MR DE DOMENICO: Madam Speaker, my question is addressed to the Minister for Industrial Relations, Mr Berry. It is about the current crane drivers dispute. Noting that the dispute has been before the Industrial Relations Commission already, will the Minister now intervene to ensure that the dispute is settled as quickly as possible, thus saving the construction industry many millions of dollars and perhaps some jobs in the ACT?

MR BERRY: Again the Liberals have demonstrated their lack of knowledge about industrial relations, and particularly industrial relations in this town. There is currently an industrial dispute between a union that is concerned with cranes in the ACT and an employer, and it is true to say that if the dispute is to go on at its current level for much longer there will be an effect on the construction industry. But, as Mr De Domenico knows, the best way to settle this industrial dispute is for the parties to settle it between them. It is not for governments to intervene and take the heavy-handed approach in industrial disputes. Unlike the Liberals, we are concerned about lasting, good industrial relations instead of flash in the pan heavy-handedness.

The current dispute is one which concerns me. I understand that officers of my department have offered their assistance. It is a matter so far which ought to be sorted out by the parties: I have said it over and over again. If the parties cannot sort it out, then the goodwill of the Industrial Relations Commission should be called upon to settle the matter. What I would add, Madam Speaker, is that people who are not directly associated with this dispute ought to keep their counsel, because if they do not they will only add to the tension which exists between the parties. You have to allow the parties to try to sort it out for themselves. Making political mileage out of it is not going to help anybody. So, I repeat: Keep your counsel.

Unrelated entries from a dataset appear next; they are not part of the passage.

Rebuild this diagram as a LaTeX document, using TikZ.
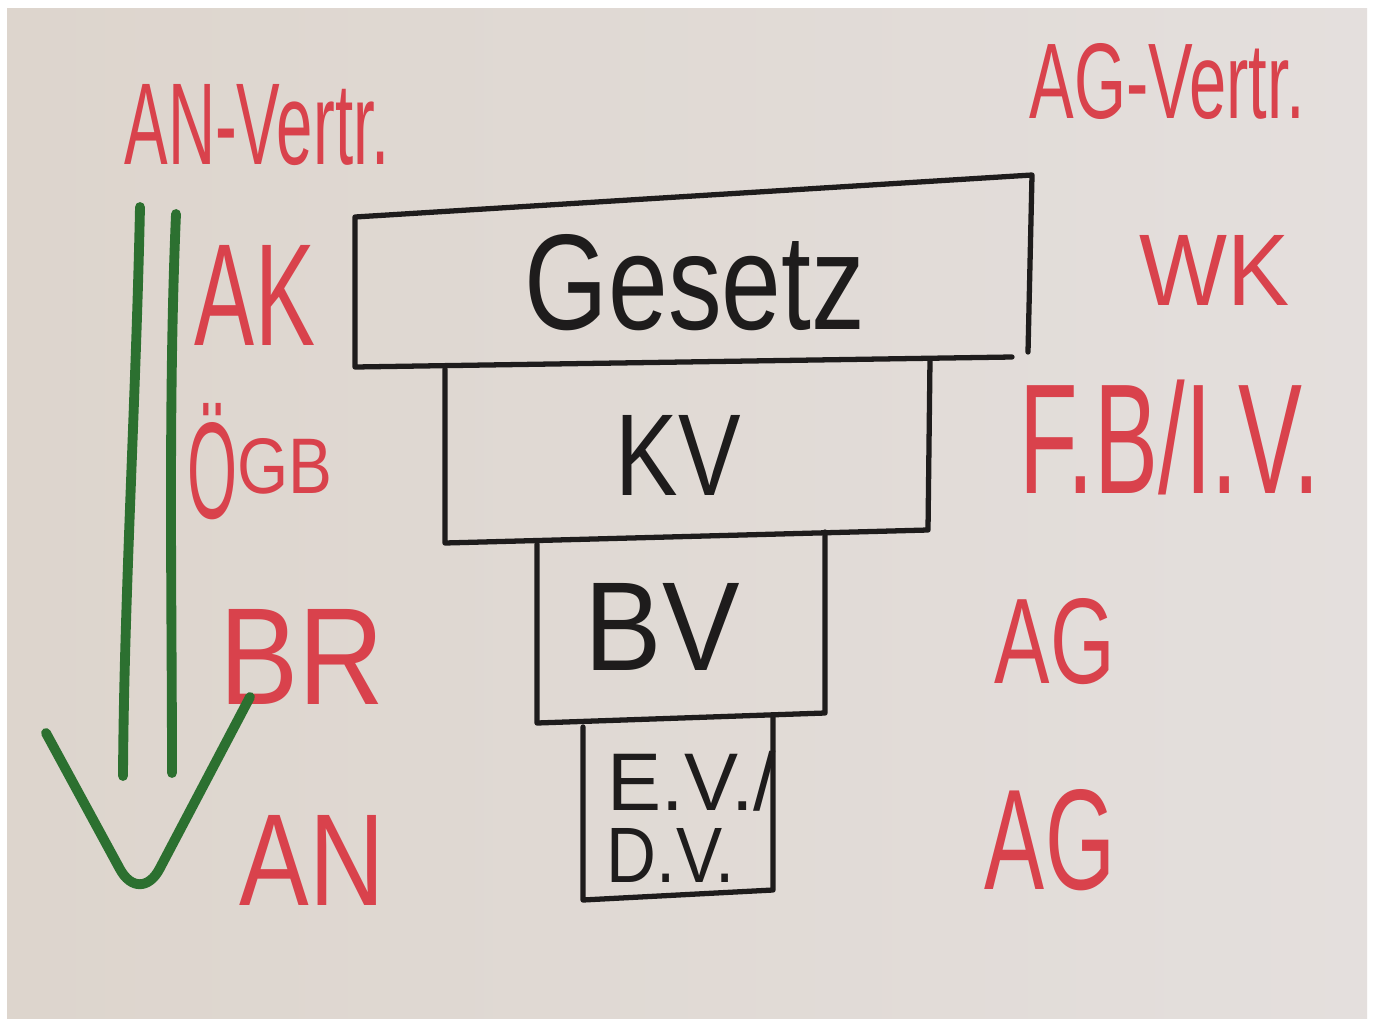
\documentclass[tikz,border=0pt]{standalone}
\usepackage{fontspec}
\usepackage{graphicx}
\setmainfont{Liberation Sans}
\definecolor{paperL}{HTML}{DDD5CD}
\definecolor{paperR}{HTML}{E4DFDD}
\definecolor{marker}{HTML}{D9424C}
\definecolor{greenmarker}{HTML}{2C7030}
\definecolor{ink}{HTML}{1E1C1C}
\tikzset{
  boxline/.style={draw=ink, line width=1.5pt, line join=round, line cap=round},
  arrowline/.style={draw=greenmarker, line width=2.8pt, line cap=round, line join=round},
  blacktext/.style={text=ink, inner sep=0pt, anchor=center},
  redtext/.style={text=marker, inner sep=0pt, anchor=center},
}
% w and h in cm: scale a label to the given box
\newcommand{\fitlabel}[3]{\resizebox{#1cm}{#2cm}{#3}}
\newcommand{\fitlabeltot}[3]{\resizebox*{#1cm}{#2cm}{#3}}
\begin{document}
\begin{tikzpicture}[x=0.01cm, y=-0.01cm]
  \useasboundingbox (0,0) rectangle (1373,1021);
  \fill[white] (0,0) rectangle (1373,1021);
  \shade[left color=paperL, right color=paperR] (7,8) rectangle (1367,1018);

  % stacked boxes
  \draw[boxline] (1012,357) -- (355,367) -- (355,217) -- (1032,175) -- (1028,352);
  \draw[boxline] (930,359) -- (928,530) -- (445,543) -- (445,369);
  \draw[boxline] (825,532) -- (825,713) -- (537,723) -- (537,544);
  \draw[boxline] (773,715) -- (773,890) -- (583,900) -- (583,727);

  % box labels
  \node[blacktext] (gesetz) at (695,283) {\fitlabel{3.4}{0.95}{Gesetz}};
  \node[blacktext] (kv) at (678,455) {\fitlabel{1.25}{0.8}{KV}};
  \node[blacktext] (bv) at (662,627) {\fitlabel{1.55}{0.87}{BV}};
  \node[blacktext] (ev) at (692,781) {\fitlabeltot{1.68}{0.6}{E.V./}};
  \node[blacktext] (dv) at (671,855) {\fitlabel{1.28}{0.54}{D.V.}};

  % employee side
  \node[redtext] (anvertr) at (257,125) {\fitlabel{2.65}{0.8}{AN-Vertr.}};
  \node[redtext] (ak) at (255,295) {\fitlabel{1.2}{1.0}{AK}};
  \node[redtext] (oegb) at (260,462)
    {\fitlabel{0.5}{1.15}{Ö}\raisebox{0.25cm}{\fitlabel{0.95}{0.55}{GB}}};
  \node[redtext] (br) at (302,657) {\fitlabel{1.65}{0.95}{BR}};
  \node[redtext] (an) at (312,860) {\fitlabel{1.45}{0.9}{AN}};

  % employer side
  \node[redtext] (agvertr) at (1167,82) {\fitlabel{2.75}{0.75}{AG-Vertr.}};
  \node[redtext] (wk) at (1215,270) {\fitlabel{1.5}{0.7}{WK}};
  \node[redtext] (fbiv) at (1170,437) {\fitlabeltot{3.0}{1.15}{F.B/I.V.}};
  \node[redtext] (ag1) at (1055,642) {\fitlabel{1.2}{0.85}{AG}};
  \node[redtext] (ag2) at (1050,840) {\fitlabel{1.3}{1.0}{AG}};

  % green downward arrow
  \coordinate (shaftAtop) at (140,207);
  \coordinate (shaftAbot) at (123,776);
  \coordinate (shaftBtop) at (176,214);
  \coordinate (shaftBbot) at (172,773);
  \coordinate (headL) at (46,733);
  \coordinate (headTip) at (140,906);
  \coordinate (headR) at (250,697);
  \draw[arrowline] (shaftAtop) .. controls (136,400) and (124,600) .. (shaftAbot);
  \draw[arrowline] (shaftBtop) .. controls (168,400) and (172,600) .. (shaftBbot);
  \draw[arrowline, rounded corners=12] (headL) -- (headTip) -- (headR);
\end{tikzpicture}
\end{document}
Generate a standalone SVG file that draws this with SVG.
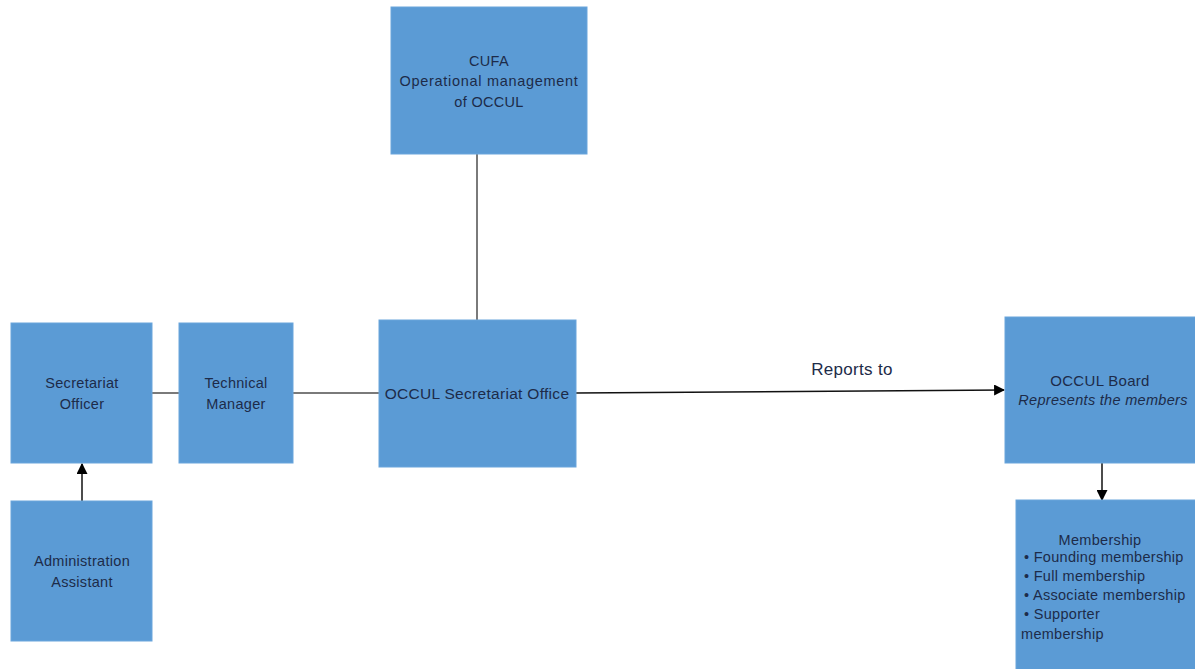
<svg xmlns="http://www.w3.org/2000/svg" width="1195" height="669" viewBox="0 0 1195 669">
<style>
.box{fill:#5b9bd5;stroke:#6aa5dc;stroke-width:1}
.t{font-family:"Liberation Sans",Arial,sans-serif;font-size:14.5px;fill:#1d2b49;text-anchor:middle;letter-spacing:0.3px}
.tl{text-anchor:start}
.it{font-style:italic}
.ln{stroke:#7a7a7a;stroke-width:2;fill:none}
.ar{stroke:#111;stroke-width:1.5;fill:none}
</style>
<defs>
<marker id="ah" viewBox="0 0 10 10" refX="9" refY="5" markerWidth="11" markerHeight="11" markerUnits="userSpaceOnUse" orient="auto">
<path d="M0,0 L10,5 L0,10 z" fill="#000"/>
</marker>
</defs>
<rect width="1195" height="669" fill="#fff"/>
<g id="connectors">
<line class="ln" x1="477" y1="154" x2="477" y2="320"/>
<line class="ln" x1="152" y1="393" x2="179" y2="393"/>
<line class="ln" x1="293" y1="393" x2="379" y2="393"/>
<line class="ar" x1="576" y1="393" x2="1004" y2="390" marker-end="url(#ah)"/>
<line class="ar" x1="1102" y1="463" x2="1102" y2="500" marker-end="url(#ah)"/>
<line class="ar" x1="82" y1="501" x2="82" y2="464" marker-end="url(#ah)"/>
<text class="t" x="852" y="375" style="font-size:17px">Reports to</text>
</g>
<g id="cufa">
<rect class="box" x="391" y="7" width="196" height="147"/>
<text class="t" x="489" y="66">CUFA</text>
<text class="t" x="489" y="86" style="letter-spacing:0.7px">Operational management</text>
<text class="t" x="489" y="107">of OCCUL</text>
</g>
<g id="secretariat-officer">
<rect class="box" x="11" y="323" width="141" height="140"/>
<text class="t" x="82" y="388">Secretariat</text>
<text class="t" x="82" y="409">Officer</text>
</g>
<g id="technical-manager">
<rect class="box" x="179" y="323" width="114" height="140"/>
<text class="t" x="236" y="388">Technical</text>
<text class="t" x="236" y="409">Manager</text>
</g>
<g id="occul-secretariat-office">
<rect class="box" x="379" y="320" width="197" height="147"/>
<text class="t" x="477" y="399" style="font-size:15.5px">OCCUL Secretariat Office</text>
</g>
<g id="administration-assistant">
<rect class="box" x="11" y="501" width="141" height="140"/>
<text class="t" x="82" y="566">Administration</text>
<text class="t" x="82" y="587">Assistant</text>
</g>
<g id="occul-board">
<rect class="box" x="1005" y="317" width="192" height="146"/>
<text class="t" x="1100" y="386" style="font-size:15px">OCCUL Board</text>
<text class="t it" x="1103" y="405">Represents the members</text>
</g>
<g id="membership">
<rect class="box" x="1016" y="500" width="181" height="172"/>
<text class="t" x="1100" y="545">Membership</text>
<text class="t tl" x="1024" y="562">• Founding membership</text>
<text class="t tl" x="1024" y="581">• Full membership</text>
<text class="t tl" x="1024" y="600">• Associate membership</text>
<text class="t tl" x="1024" y="619">• Supporter</text>
<text class="t tl" x="1021" y="639">membership</text>
</g>
</svg>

Intellectual Disability Services

MS SZUTY: Madam Speaker, my question is addressed to the Minister for Community Services, Mr Connolly. Minister, in 1989 the member for Canberra, Ros Kelly, held a meeting with representatives of disability services in Canberra to highlight the need for urgent respite and other care facilities for adolescents with intellectual and psychiatric disabilities. In the light of recent articles in the Canberra Times, the situation apparently has not improved since that time. Can the Minister explain why there still appears to be a gap in service provision for adolescents with intellectual and psychiatric disabilities and their families, who find themselves coping with and affected by associated behaviour?